We’re under threat again from American women’s rampaging libidos! You may have heard something recently about 50 Shades of Grey, an underground romance novel that has grown women in a hot flash. Annointed “mommy porn” in some circles, its popularity—and the fact that adult women have sexual fantasies—seems be taking people by surprise. Is anyone else getting bored with this theme?
50 Shades has already sold out of its small first printing and just nabbed a publication run of 750,000 books from Vintage Books. Movie rights are under discussion, and national media outlets have featured breathless stories, including on the front page of the New York Times, of the “phenomemon” of adult women (invariably dismissed as “suburban moms”) furtively embracing soft porn erotica with some S & M flavor.
Told from the perspective of a girlish innocent, the Seattle-based story features an emotionally tortured, hyper-controlling boyfriend who can’t get a grip on his baser instincts. If this sounds suspiciously like Twilight, you’re right: it started out as a piece of Twilight fan-fiction by E.L James and the story strenuously echoes the tone and plot of the blockbuster Stephenie Meyer series. But this time around, things are a bit more reality-based; the hot guy is a sexual dominant, his innocent co-ed a reluctant submissive. And the sex scenes don’t fade to black.
But for all the excitement, the story hardly qualifies as pornography by today’s standards, and it contains a subtle but moralizing undercurrent: the wealthy “Mr.
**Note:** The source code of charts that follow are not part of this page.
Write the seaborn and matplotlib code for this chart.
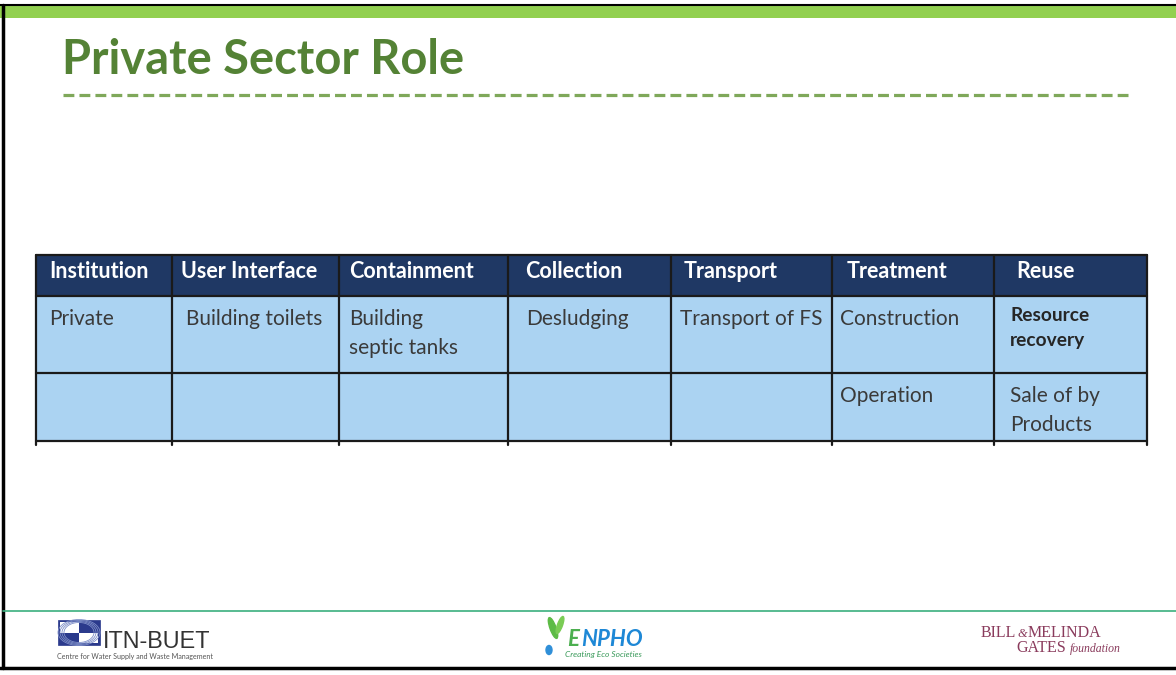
import matplotlib
matplotlib.use("Agg")
import matplotlib.pyplot as plt
from matplotlib.patches import Rectangle, Ellipse
import seaborn as sns

# ---- data ----
title = "Private Sector Role"
columns = ["Institution", "User Interface", "Containment", "Collection",
           "Transport", "Treatment", "Reuse"]
row1 = ["Private", "Building toilets", "Building\nseptic tanks", "Desludging",
        "Transport of FS", "Construction", "Resource\nrecovery"]
row2 = ["", "", "", "", "", "Operation", "Sale of by\nProducts"]
rows = [row1, row2]

# ---- layout (pixels) ----
W, H = 1176, 675
col_edges = [36, 172, 339, 508, 671, 832, 994, 1147]
head_text_x = [49, 181, 349, 525, 684, 847, 1016]
body_text_x = [49, 186, 349, 526, 680, 840, 1010]
row_edges = [255, 296, 373, 441]

sns.set_theme(style="white")
plt.rcParams["font.family"] = ["Lato", "DejaVu Sans"]

fig = plt.figure(figsize=(W / 100, H / 100), dpi=100)
ax = fig.add_axes([0, 0, 1, 1])
ax.set_xlim(0, W)
ax.set_ylim(H, 0)
ax.axis("off")

# slide frame
ax.add_patch(Rectangle((0, 6), W, 12, color="#92D050", lw=0))
ax.plot([0, W], [5, 5], color="black", lw=1.5)
ax.plot([2.5, 2.5], [5, 668], color="black", lw=2.5)
ax.plot([0, W], [667.5, 667.5], color="black", lw=2.5)

# title
ax.text(62, 60, title, fontsize=33.8, fontweight="bold", color="#548235",
        va="center", ha="left")
ax.plot([63, 1128], [95, 95], color="#7FA85A", lw=2.3,
        linestyle=(0, (3.4, 1.6)), solid_capstyle="butt", dash_capstyle="butt")

# table cells
navy = "#1F3864"
light = "#ABD3F2"
line_c = "#1a1a1a"
for i in range(len(columns)):
    x0, x1 = col_edges[i], col_edges[i + 1]
    ax.add_patch(Rectangle((x0, row_edges[0]), x1 - x0, row_edges[1] - row_edges[0],
                           color=navy, lw=0))
    ax.add_patch(Rectangle((x0, row_edges[1]), x1 - x0, row_edges[3] - row_edges[1],
                           color=light, lw=0))
    ax.text(head_text_x[i], 272, columns[i], fontsize=15.5, fontweight="bold",
            color="white", va="center", ha="left")
    for r, row in enumerate(rows):
        txt = row[i]
        if not txt:
            continue
        y_top = row_edges[r + 1]
        if txt.startswith("Resource"):
            ax.text(body_text_x[i], y_top + 11, txt, fontsize=13.8, fontweight="bold",
                    color="#262626", va="top", ha="left", linespacing=1.55)
        else:
            ax.text(body_text_x[i], y_top + 13, txt, fontsize=15,
                    color="#3a3a3a", va="top", ha="left", linespacing=1.55)

# grid lines
for x in col_edges:
    ax.plot([x, x], [row_edges[0], 445], color=line_c, lw=1.6)
for y in row_edges:
    ax.plot([col_edges[0], col_edges[-1]], [y, y], color=line_c, lw=1.6)

# footer separator
ax.plot([3, W], [611, 611], color="#3BAF7E", lw=1.2)

# ITN-BUET logo
ax.add_patch(Rectangle((58, 620), 42, 25, facecolor="#2B3A8C", edgecolor="#2B3A8C", lw=0.5))
ax.add_patch(Rectangle((60, 622), 19, 10.5, facecolor="white", lw=0))
ax.add_patch(Rectangle((79, 632.5), 19, 10.5, facecolor="white", lw=0))
for k in range(4):
    ax.add_patch(Ellipse((79, 632.5), 30 + 4 * k, 20 + 2 * k, fill=False,
                         edgecolor="#7F8FC8", lw=0.6))
ax.text(103, 641, "ITN-BUET", fontsize=16.8, color="#333333", va="center",
        ha="left", family=["Liberation Sans", "DejaVu Sans"])
ax.text(57, 657, "Centre for Water Supply and Waste Management", fontsize=5.1,
        color="#555555", va="center", ha="left")

# ENPHO logo
ax.add_patch(Ellipse((553, 628), 6, 22, angle=-20, color="#5DBB46"))
ax.add_patch(Ellipse((560, 625), 5, 18, angle=20, color="#7ACC55"))
ax.add_patch(Ellipse((549, 650), 6, 9, color="#2F8FD8"))
ax.text(567, 640, "E", fontsize=16, fontweight="bold", style="italic",
        color="#4CAF50", va="center", ha="left")
ax.text(581, 640, "NPHO", fontsize=16, fontweight="bold", style="italic",
        color="#1E88D6", va="center", ha="left")
ax.text(565, 655, "Creating Eco Societies", fontsize=6, style="italic",
        color="#3A9A5A", va="center", ha="left")

# Gates Foundation logo
serif = ["Liberation Serif", "DejaVu Serif"]
ax.text(981, 633, "BILL", fontsize=11.5, color="#8A3B5C", va="center", ha="left",
        family=serif)
ax.text(1017, 634, "&", fontsize=9, style="italic", color="#8A3B5C", va="center",
        ha="left", family=serif)
ax.text(1028, 633, "MELINDA", fontsize=11.5, color="#8A3B5C", va="center", ha="left",
        family=serif)
ax.text(1016, 648, "GATES", fontsize=11.5, color="#8A3B5C", va="center", ha="left",
        family=serif)
ax.text(1070, 649, "foundation", fontsize=8.5, style="italic", color="#8A3B5C",
        va="center", ha="left", family=serif)

fig.savefig("out.png", dpi=100, facecolor="white")
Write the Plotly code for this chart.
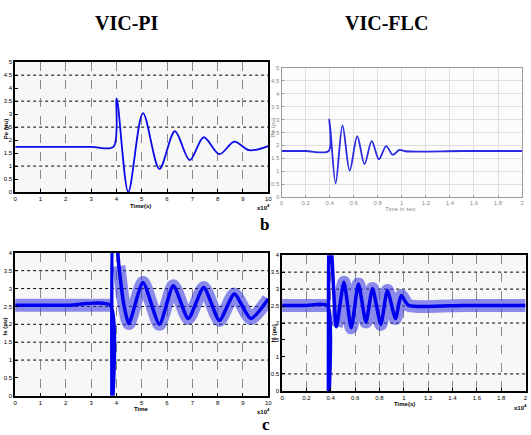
import plotly.graph_objects as go

W, H = 531, 435

# ---------------- data ----------------
# VIC-PI, electrical power Pe (pu); time in units of 1e4 samples
pi_pe_t = [0, 3.0, 3.88, 4.01, 4.47, 5.05, 5.70, 6.31, 6.90, 7.45, 8.07, 8.66, 9.24, 10]
pi_pe_v = [1.74, 1.74, 1.74, 3.61, 0.0, 3.04, 0.89, 2.34, 1.23, 2.11, 1.46, 1.94, 1.61, 1.77]

# VIC-FLC, electrical power Pe (pu); time in s
flc_pe_t = [0, 0.2, 0.392, 0.398, 0.45, 0.507, 0.567, 0.63, 0.69, 0.75, 0.81, 0.87, 0.926, 0.98, 1.03, 1.5, 2]
flc_pe_v = [1.78, 1.78, 1.78, 3.0, 0.53, 2.77, 1.02, 2.35, 1.27, 2.16, 1.46, 1.97, 1.63, 1.82, 1.77, 1.78, 1.78]

# VIC-PI, stator current (pu)
pi_is_t = [0, 2.0, 3.76, 3.82, 3.88, 4.0, 4.10, 4.30, 4.49, 5.05, 5.70, 6.25, 6.84, 7.45, 8.07, 8.66, 9.31, 10]
pi_is_v = [2.53, 2.53, 2.53, -0.6, 4.6, 4.4, 3.63, 2.53, 2.02, 3.17, 2.0, 3.08, 2.16, 3.03, 2.11, 2.85, 2.16, 2.71]

# VIC-FLC, stator current (pu)
flc_is_t = [0, 0.2, 0.372, 0.380, 0.388, 0.405, 0.446, 0.508, 0.568, 0.627, 0.689, 0.743, 0.811, 0.865, 0.932, 0.978, 1.04, 1.5, 2]
flc_is_v = [2.52, 2.52, 2.52, -0.6, 4.6, 4.2, 1.89, 3.20, 1.86, 3.15, 2.03, 3.02, 1.96, 2.96, 2.13, 2.81, 2.52, 2.52, 2.52]

# tick labels
ticks_0_10 = list(range(0, 11))
ticks_0_2 = [0, 0.2, 0.4, 0.6, 0.8, 1, 1.2, 1.4, 1.6, 1.8, 2]
ticks_pe = [0, 0.5, 1, 1.5, 2, 2.5, 3, 3.5, 4, 4.5, 5]
ticks_is = [0, 0.5, 1, 1.5, 2, 2.5, 3, 3.5, 4]

# horizontal dotted reference lines of the scope-style panels
grid_pi_pe = [4.5, 3.5, 2.5, 1.0]
grid_pi_is = [3.5, 3.0, 2.5, 2.0, 1.5, 1.0]
grid_flc_is = [3.5, 3.0, 2.5, 2.0, 0.5]


def px(x):
    return x / W


def py(y):
    return 1 - y / H


BLUE = "#0a0ae6"
tick_font = dict(family="Liberation Sans", size=6, color="black")

fig = go.Figure()

# top left: VIC-PI power
fig.add_trace(go.Scatter(x=pi_pe_t, y=pi_pe_v, mode="lines", xaxis="x", yaxis="y",
                         line=dict(color=BLUE, width=1.8, shape="spline", smoothing=0.9),
                         showlegend=False))
# top right: VIC-FLC power
fig.add_trace(go.Scatter(x=flc_pe_t, y=flc_pe_v, mode="lines", xaxis="x2", yaxis="y2",
                         line=dict(color="#2a2ae0", width=1.8, shape="spline", smoothing=0.9),
                         showlegend=False))
# bottom: currents, drawn as a noisy band (off-scale spike excluded) plus a dense core
for t, v, xa, ya in [(pi_is_t, pi_is_v, "x3", "y3"), (flc_is_t, flc_is_v, "x4", "y4")]:
    band_v = [val if 0 <= val <= 4 else None for val in v]
    fig.add_trace(go.Scatter(x=t, y=band_v, mode="lines", xaxis=xa, yaxis=ya,
                             line=dict(color="rgba(50,50,225,0.55)", width=13,
                                       shape="spline", smoothing=0.6),
                             connectgaps=False, showlegend=False, hoverinfo="skip"))
    fig.add_trace(go.Scatter(x=t, y=v, mode="lines", xaxis=xa, yaxis=ya,
                             line=dict(color="#0000ee", width=3.5, shape="spline", smoothing=0.6),
                             showlegend=False))

scope_x = dict(showline=True, linecolor="black", linewidth=1.6, mirror=True,
               ticks="inside", ticklen=3, tickcolor="black", tickfont=tick_font,
               showgrid=True, gridcolor="#8a8a8a", griddash="dash", gridwidth=1,
               zeroline=False, fixedrange=True)
scope_y = dict(showline=True, linecolor="black", linewidth=1.6, mirror=True,
               ticks="inside", ticklen=3, tickcolor="black", tickfont=tick_font,
               showgrid=False, zeroline=False, fixedrange=True)
flc_font = dict(family="Liberation Sans", size=6, color="#8a8a8a")

fig.update_layout(
    width=W, height=H, margin=dict(l=0, r=0, t=0, b=0),
    paper_bgcolor="white", plot_bgcolor="#f7f7f7",
    xaxis=dict(scope_x, domain=[px(13.3), px(269.3)], anchor="y", range=[0, 10],
               tickvals=ticks_0_10, ticktext=[str(v) for v in ticks_0_10]),
    yaxis=dict(scope_y, domain=[py(191.7), py(60)], anchor="x", range=[0, 5],
               tickvals=ticks_pe, ticktext=[f"{v:g}" for v in ticks_pe]),
    xaxis2=dict(domain=[px(282.7), px(526)], anchor="y2", range=[0, 2],
                tickvals=ticks_0_2, ticktext=[f"{v:g}" for v in ticks_0_2],
                showline=True, linecolor="#9a9a9a", linewidth=1, mirror=True,
                ticks="inside", ticklen=2, tickcolor="#9a9a9a", tickfont=flc_font,
                showgrid=True, gridcolor="#dedede", gridwidth=1, zeroline=False),
    yaxis2=dict(domain=[py(196.7), py(65.7)], anchor="x2", range=[0, 5],
                tickvals=ticks_pe, ticktext=[f"{v:g}" for v in ticks_pe],
                showline=True, linecolor="#9a9a9a", linewidth=1, mirror=True,
                ticks="inside", ticklen=2, tickcolor="#9a9a9a", tickfont=flc_font,
                showgrid=True, gridcolor="#dedede", gridwidth=1, zeroline=False),
    xaxis3=dict(scope_x, domain=[px(13.3), px(269.3)], anchor="y3", range=[0, 10],
                tickvals=ticks_0_10, ticktext=[str(v) for v in ticks_0_10]),
    yaxis3=dict(scope_y, domain=[py(398.3), py(253.3)], anchor="x3", range=[0, 4],
                tickvals=ticks_is, ticktext=[f"{v:g}" for v in ticks_is]),
    xaxis4=dict(scope_x, domain=[px(283.3), px(529.5)], anchor="y4", range=[0, 2],
                tickvals=ticks_0_2, ticktext=[f"{v:g}" for v in ticks_0_2]),
    yaxis4=dict(scope_y, domain=[py(393.3), py(255.7)], anchor="x4", range=[0, 4],
                tickvals=ticks_is, ticktext=[f"{v:g}" for v in ticks_is]),
)

# near-white background for the FLC power panel
fig.add_shape(type="rect", xref="x2 domain", yref="y2 domain", x0=0, x1=1, y0=0, y1=1,
              fillcolor="#fcfcfc", line=dict(width=0), layer="below")

for vals, xr, yr in [(grid_pi_pe, "x domain", "y"), (grid_pi_is, "x3 domain", "y3"),
                     (grid_flc_is, "x4 domain", "y4")]:
    for v in vals:
        fig.add_shape(type="line", xref=xr, yref=yr, x0=0, x1=1, y0=v, y1=v,
                      line=dict(color="black", width=1, dash="dot"), layer="below")

ann = []
serif_b = dict(family="Liberation Serif", color="black")
ann.append(dict(text="<b>VIC-PI</b>", x=px(126), y=py(20), font=dict(serif_b, size=20)))
ann.append(dict(text="<b>VIC-FLC</b>", x=px(388.5), y=py(20), font=dict(serif_b, size=20)))
ann.append(dict(text="<b>b</b>", x=px(266), y=py(225), font=dict(serif_b, size=17)))
ann.append(dict(text="<b>c</b>", x=px(267), y=py(427), font=dict(serif_b, size=17)))

small = dict(family="Liberation Sans", size=6, color="black")
graysmall = dict(family="Liberation Sans", size=6, color="#8a8a8a")
ann.append(dict(text="<b>Time(s)</b>", x=px(140), y=py(206), font=small))
ann.append(dict(text="Time in sec", x=px(403), y=py(209), font=graysmall))
ann.append(dict(text="<b>Time</b>", x=px(141), y=py(412), font=small))
ann.append(dict(text="<b>Time(s)</b>", x=px(407), y=py(407), font=small))
ann.append(dict(text="<b>Pe (pu)</b>", x=px(4), y=py(128), textangle=-90, font=small))
ann.append(dict(text="Pe (pu)", x=px(274), y=py(126), textangle=-90, font=graysmall))
ann.append(dict(text="<b>Is (pu)</b>", x=px(4), y=py(328), textangle=-90, font=small))
ann.append(dict(text="<b>Is (pu)</b>", x=px(275), y=py(335), textangle=-90, font=small))
ann.append(dict(text="<b>x10<sup>4</sup></b>", x=px(264), y=py(207), font=small))
ann.append(dict(text="<b>x10<sup>4</sup></b>", x=px(264), y=py(414), font=small))
ann.append(dict(text="<b>x10<sup>4</sup></b>", x=px(524), y=py(410), font=small))
for a in ann:
    fig.add_annotation(xref="paper", yref="paper", showarrow=False,
                       xanchor="center", yanchor="middle", **a)

fig.write_html("out.html")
Grey” comes with a steamer trunk of self-loathing and seems just a few more spankings away from being redeemed by his not-so-submissive pet. (All in good time, of course; this is part one of a trilogy.) You know you’re in Girl Land when the sex scenes are interspersed with pages of angsty email exchanges about where the relationship is headed. (Oh, and the guy is turned on by watching her eat.)
The buzz about this book seems to be that women, apparently, have unregulated fantasy lives. Big deal. Women have been reading erotic fiction for eons. Is there something “phenomenal” about women enjoying sex, or just the possibility of it? Today’s cultural narrative about female sexuality has no shades of grey: young women are being portrayed as louche sluts who need government interventions to control their badly behaving bodies yet, by age 40, turn into spayed harpies with libidos in the dumpster who would happily sacrifice their sex drives for a man who does laundry.
A few facts might be welcome. A 2006 study at McGill University found that women watching sexual imagery reach physical arousal as quickly as men and are sexually aroused by a greater range of images than men. In a landmark 2007 study in the New England Journal of Medicine, researchers found that women remain interested in sex well into their ninth decade. In fact, among women with an intimate partner or spouse, fully 75 percent of women between age 75 and 85 reported sexual desire (compared to 80 percent of men.) Among respondents who had been sexually inactive for at least three months, the major reason given for lack of sex was the male partner’s physical health.
But we still act shocked that women have grown-up desires. After decades of advocacy and progress, it’s hard to believe the staying power of some of these one-dimensional portraits of women. The hype around 50 Shades of Grey feels more like 50 shades of condescension.